Start by making the dumpling wrapper: mix together the all purpose flour and salt in a large bowl. With a wooden spoon stir in the boiling water. Next, add the cold water and mix until the dough is formed. Cover and set aside to rest.
Make the filling: Prep by chopping all the vegetables and mincing the garlic and ginger.
In a large pan, add the oil on medium-high heat. Add the vegetable mix and cook for 2-3 minutes. Add in the ginger and garlic and cook for another 2-3 minutes. Next add in the chili garlic sauce and soy sauce. Cook for another 2-3 minutes or until veggies are cooked down and soft. Turn off the heat and set aside.
Prepare the dumplings: On a heavily flour surface roll out the dough and use a 3 or 4 inch cookie cutter to cut out the dumpling wrappers. You should get between 30-35 dumplings.
To fill dumplings: Fill up a small dish with water. Dip your finger in to the water and lightly wet around the edge of the wrapper. One at a time. Fill the wrapper with 1- 1 ½ tablespoons of filling and pinch together the sides. If you're feeling fancy, get creative with the way you wrap the dumpling but I kept mine easy. Set aside dumplings on a floured baking tray while you continue with the rest.

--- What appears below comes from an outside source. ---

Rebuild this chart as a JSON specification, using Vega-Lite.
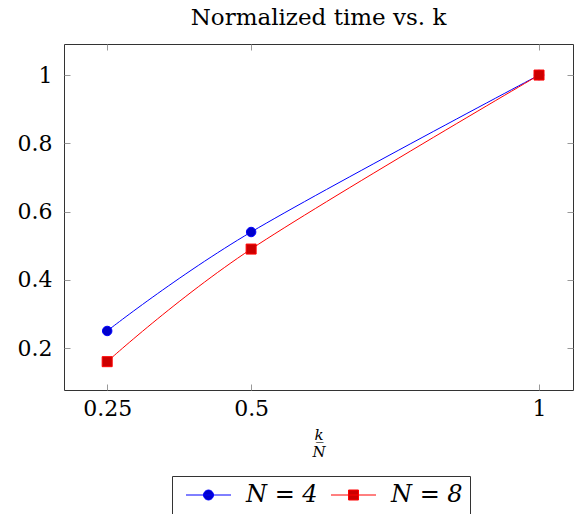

At this point you can cook how many dumplings you plan to eat and freeze the rest or go ahead and cook all of them. I only recommend cooking the ones you plan to serve immediately.
Boil a half pot of water. I used my metal steamer but use whatever steamer you have. Grease the metal steamer and place the dumplings so they aren't touching. Once the water is boiling, place the steamer basket on top and steam for 10 minutes. If frozen, add 1-2 extra minutes.
Carefully transfer steamed dumplings to a pan with ½ to 1 tablespoon of oil on medium-high heat. Cook until golden and crispy on the bottom about 2-3 minutes. Remove from pan. Serve with sauce of choice and enjoy!